LS: It seems to me like the drag scene in New York really has two main centers: the Hell’s Kitchen one, which sort of goes hand in hand with the West Village, and the Brooklyn one. But is the Brooklyn scene all one Bushwig scene? Or does that have a lot of subsets?
UQ: I think there are a lot of subsets. What’s great about Brooklyn drag is that it’s the spectrum. You still can get lots of traditional drag but also live-music, crazy, super-queer, cut-yourself-up weird stuff there.
LS: Certainly, there’s a different aesthetic [than] the Hell’s Kitchen scene, which might be a little more polished or conventional, compared to what you might say is Bushwick and Bed-Stuy, which is more avant-garde.
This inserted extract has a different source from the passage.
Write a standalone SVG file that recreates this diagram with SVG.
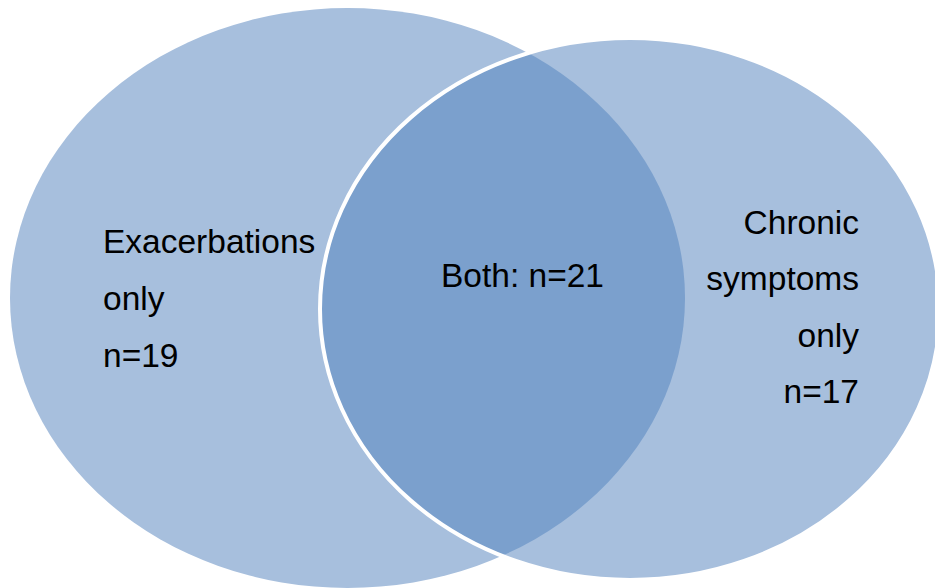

UQ: The Miss America answer is that there’s not really a difference, and there’s just a bridge that separates us. But I often feel that Manhattan girls feel more of a pressure from an audience of what they want to see, because it’s a lot of these big touristy areas, and those people want to hear a song they know. I think there’s a pressure to deliver that a lot. In Brooklyn right now, there’s a lot more freedom.

The future of drag

LS: I think what’s interesting now is that even with RuPaul’s Drag Race, drag is still rather ghettoized. All the drag stars are coming out of this one vehicle, and I keep wondering, Why hasn’t the rest of the entertainment world looked and seen this popularity and also tried to take advantage of it? How about a drag queen on American Idol?
UQ: I think the same thing. There should be 700 drag contests for every niche. We could have a food-making one! The Next Drag Star of the Food Network.
LS: Be careful what you wish for.
UQ: I do love eating. [Laughs] I also feel like now there are so many more other talents that people bring in [to drag], like comedy and stand-up or visual art, that maybe drag could become more multimedia and get a fresh breath from another field.
LS: Well, [RuPaul] became a big star because of her hit single, and I feel like that might be another way that a drag queen could make it big in the future—with a pop song. And there are some drag queen performers and singers out there, but I don’t think anyone’s really broken through in that way, have they?
UQ: Gaga?
LS: Well, she was rumored to be a man. [Laughs] But maybe the next big drag star in the future will come up through a vehicle yet to come.